The World War II Triple Agent Who Inspired James Bond
Popov, looking as dapper in real life as Agent 007 could ever wish to be. Pintrest

Popov’s Journey From Dilettante Playboy to Antifascist

Popov was what might be called one of fortune’s favorites, starting with his birth in 1912 into a wealthy Serbian family that had been affluent for centuries. His grandfather was a rich banker and businessman who owned factories, mines, and retail establishments, and his father made the family richer still by adding real estate to its investment portfolio. Popov, an avid outdoorsman and athlete since childhood, thus grew up in the lap of luxury, attended by servants in the family’s numerous villas or while sailing the seas in one of the family’s numerous yachts.

He was set on the playboy path from an early age by an indulgent father, who built his kids a huge seaside villa, and gave them generous allowances that allowed them to host lavish parties there.

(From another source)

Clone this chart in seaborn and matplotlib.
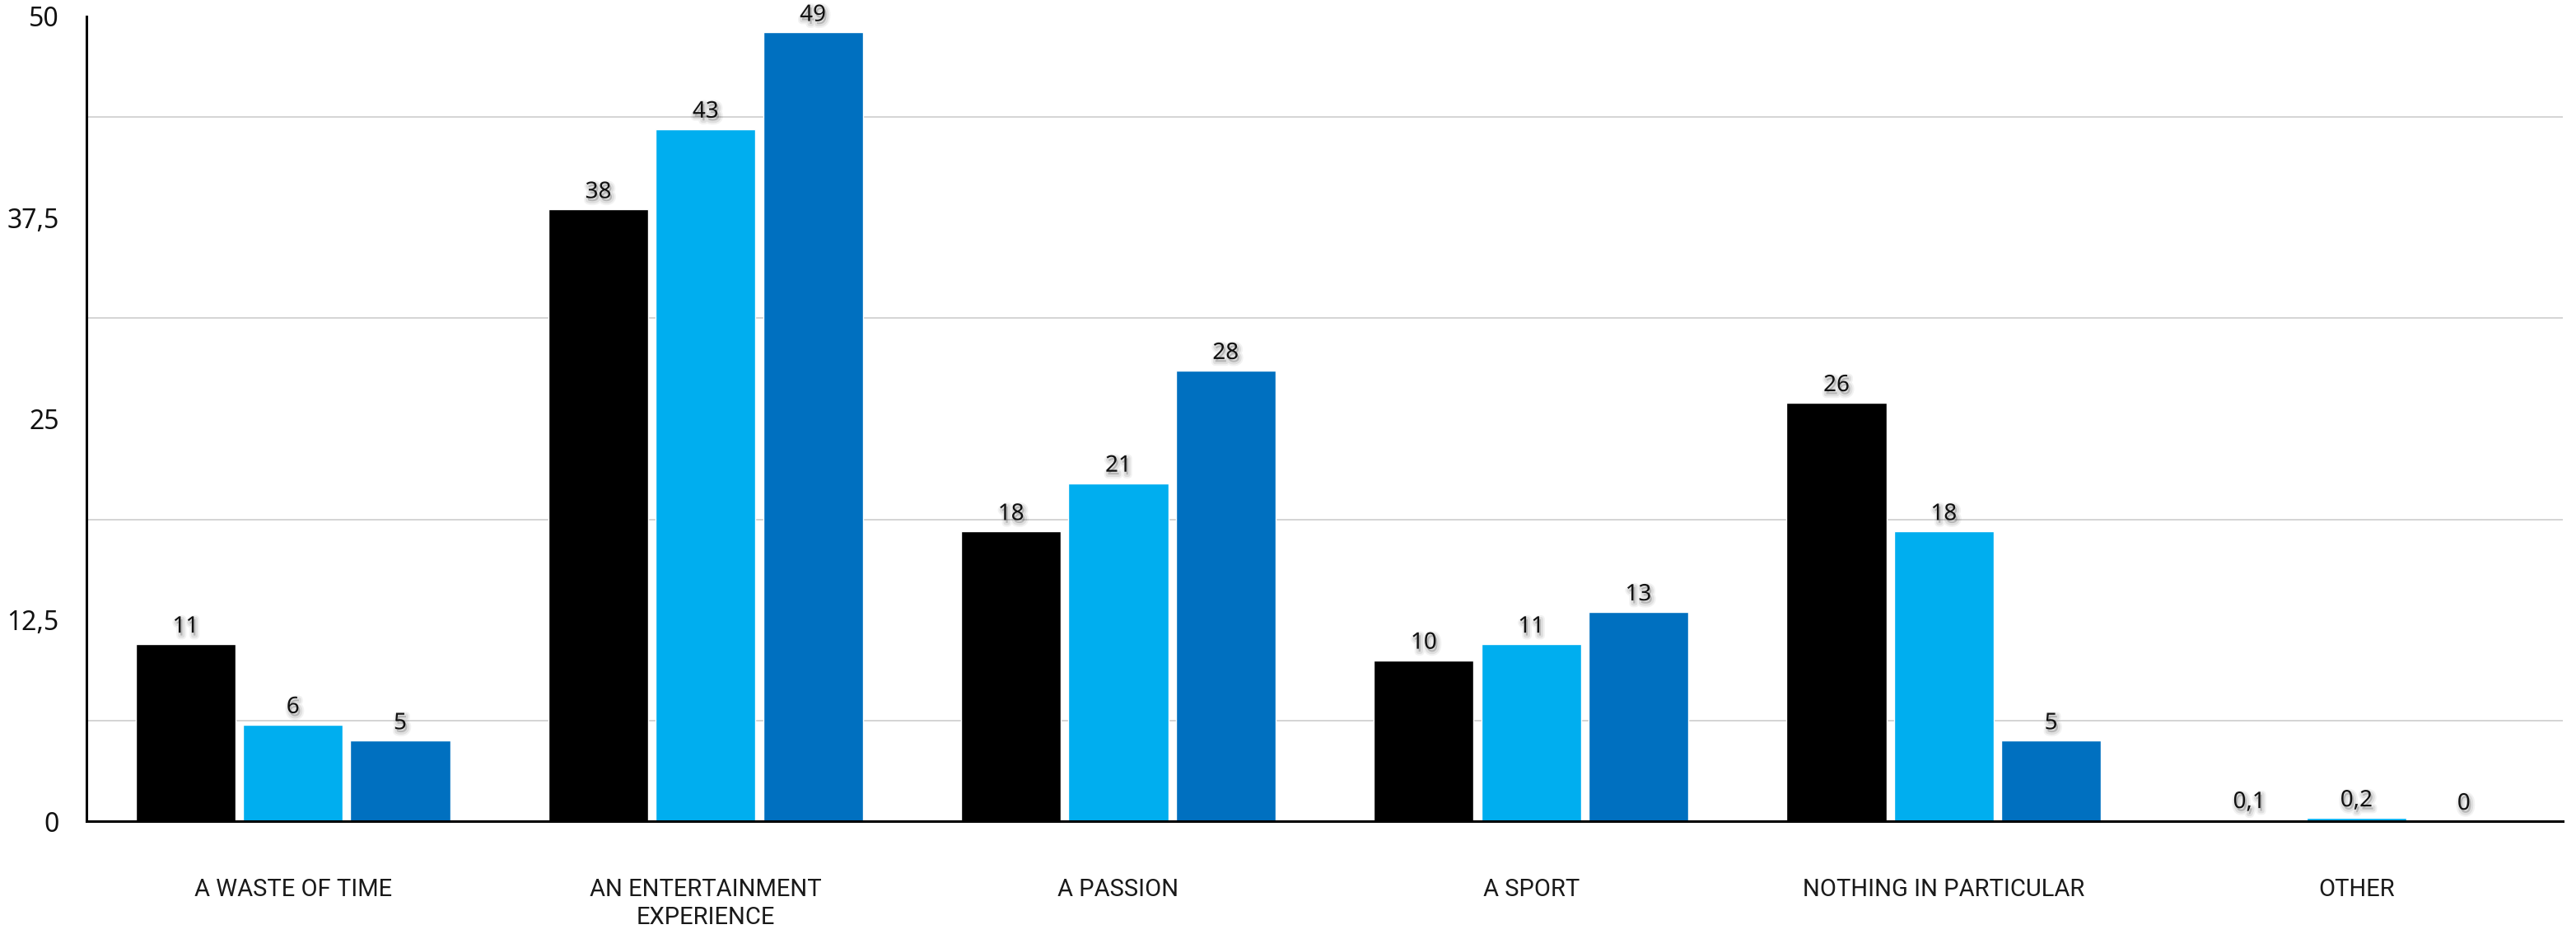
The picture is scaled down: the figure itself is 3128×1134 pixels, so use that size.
import matplotlib
matplotlib.use("Agg")
import matplotlib.pyplot as plt
import matplotlib.patheffects as pe
import numpy as np
import pandas as pd
import seaborn as sns

categories = ["A WASTE OF TIME", "AN ENTERTAINMENT\nEXPERIENCE", "A PASSION",
              "A SPORT", "NOTHING IN PARTICULAR", "OTHER"]
series_names = ["Series 1", "Series 2", "Series 3"]
series_1 = [11, 38, 18, 10, 26, 0.1]
series_2 = [6, 43, 21, 11, 18, 0.2]
series_3 = [5, 49, 28, 13, 5, 0]
colors = ["#000000", "#00AEEF", "#0070C0"]
y_ticks = [0, 12.5, 25, 37.5, 50]
y_tick_labels = ["0", "12,5", "25", "37,5", "50"]

rows = []
for name, vals in zip(series_names, [series_1, series_2, series_3]):
    for cat, v in zip(categories, vals):
        rows.append({"category": cat, "series": name, "value": v})
df = pd.DataFrame(rows)

sns.set_theme(style="white")
plt.rcParams["font.family"] = ["Noto Sans", "DejaVu Sans"]

fig = plt.figure(figsize=(31.28, 11.34), dpi=100)
ax = fig.add_axes([0.0336, 0.1208, 0.9613, 0.8616])

sns.barplot(data=df, x="category", y="value", hue="series", order=categories,
            hue_order=series_names, palette=colors, saturation=1, width=0.78,
            gap=0.07, errorbar=None, legend=False, ax=ax)

ax.set_xlim(-0.5, len(categories) - 0.5)
ax.set_ylim(0, 50)
ax.set_yticks(y_ticks)
ax.set_yticklabels(y_tick_labels, fontsize=23, color="#111111")
ax.set_yticks([6.25, 18.75, 31.25, 43.75], minor=True)
ax.grid(False)
ax.grid(True, which="minor", axis="y", color="#d4d4d4", linewidth=1.4)
ax.set_axisbelow(True)
ax.tick_params(axis="y", which="both", length=0, pad=24)
ax.tick_params(axis="x", length=0, pad=50)
ax.set_xticklabels(categories, fontsize=21, color="#1a1a1a",
                   family=["Roboto", "DejaVu Sans"], fontweight="normal",
                   linespacing=1.25)
ax.set_xlabel("")
ax.set_ylabel("")

for side in ["top", "right"]:
    ax.spines[side].set_visible(False)
for side in ["left", "bottom"]:
    ax.spines[side].set_color("black")
    ax.spines[side].set_linewidth(2.2)


def fmt(v):
    if float(v).is_integer():
        return str(int(v))
    return str(v).replace(".", ",")


# soft drop shadow behind the value labels
off = (1.5, -2.5)
shadow = [
    pe.SimpleLineShadow(offset=off, shadow_color="black", alpha=0.05, linewidth=7),
    pe.SimpleLineShadow(offset=off, shadow_color="black", alpha=0.08, linewidth=4),
    pe.SimplePatchShadow(offset=off, shadow_rgbFace="black", alpha=0.18),
    pe.Normal(),
]
for container, vals in zip(ax.containers, [series_1, series_2, series_3]):
    texts = ax.bar_label(container, labels=[fmt(v) for v in vals], padding=5,
                         fontsize=20, color="#111111")
    for t in texts:
        t.set_path_effects(shadow)

fig.savefig("out.png", dpi=100, facecolor="white")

However, while Popov’s father was indulgent, he did not simply spoil his kids rotten, but also insisted that they get as good a top notch education as his considerable wealth could afford. Thus, by the time Popov was a teenager he was fluent in French, German, and Italian, in addition to his native Serbian. Such linguistic skills would come in handy down the road.

After studying in England – where he got expelled from a prestigious prep school – and France, Popov returned home to study law at the University of Belgrade. At age 22, he went to Germany to pursue a doctorate at a university there, not long after the Nazis came to power. There, he befriended a rich German student named Johnny Jebsen, who had anti Nazi views.

The World War II Triple Agent Who Inspired James Bond
Dusko Popov. Total Croatia News

While in Germany, Popov, who until then had simply been a dilettante playboy with no interest in politics, came to loathe the Nazis and develop strong political opinions against them. He was not discrete about his views, however, and in 1937 he was arrested by the Gestapo on suspicion of being a communist, and tossed into prison. His friend Jebsen came to his aid, alerting Popov’s father, who in turn got the Yugoslav government involved. After high level contacts between Yugoslavia’s prime minister and Herman Goering, then head of the Gestapo, Popov was sprung from jail but ordered expelled from Germany.

The experience did nothing to improve his opinion of the Nazis, and when WWII broke out, Popov was primed and eager to pay them back if the opportunity presented itself. It presented itself when his friend Jebsen, whose family’s business needed favors from Popov’s, informed him in 1940 that he had joined Germany’s military intelligence, the Abwehr. Popov passed that information to a contact in the British embassy named Clement Hope, along with the observation that Jebsen was not that fond of the Nazis.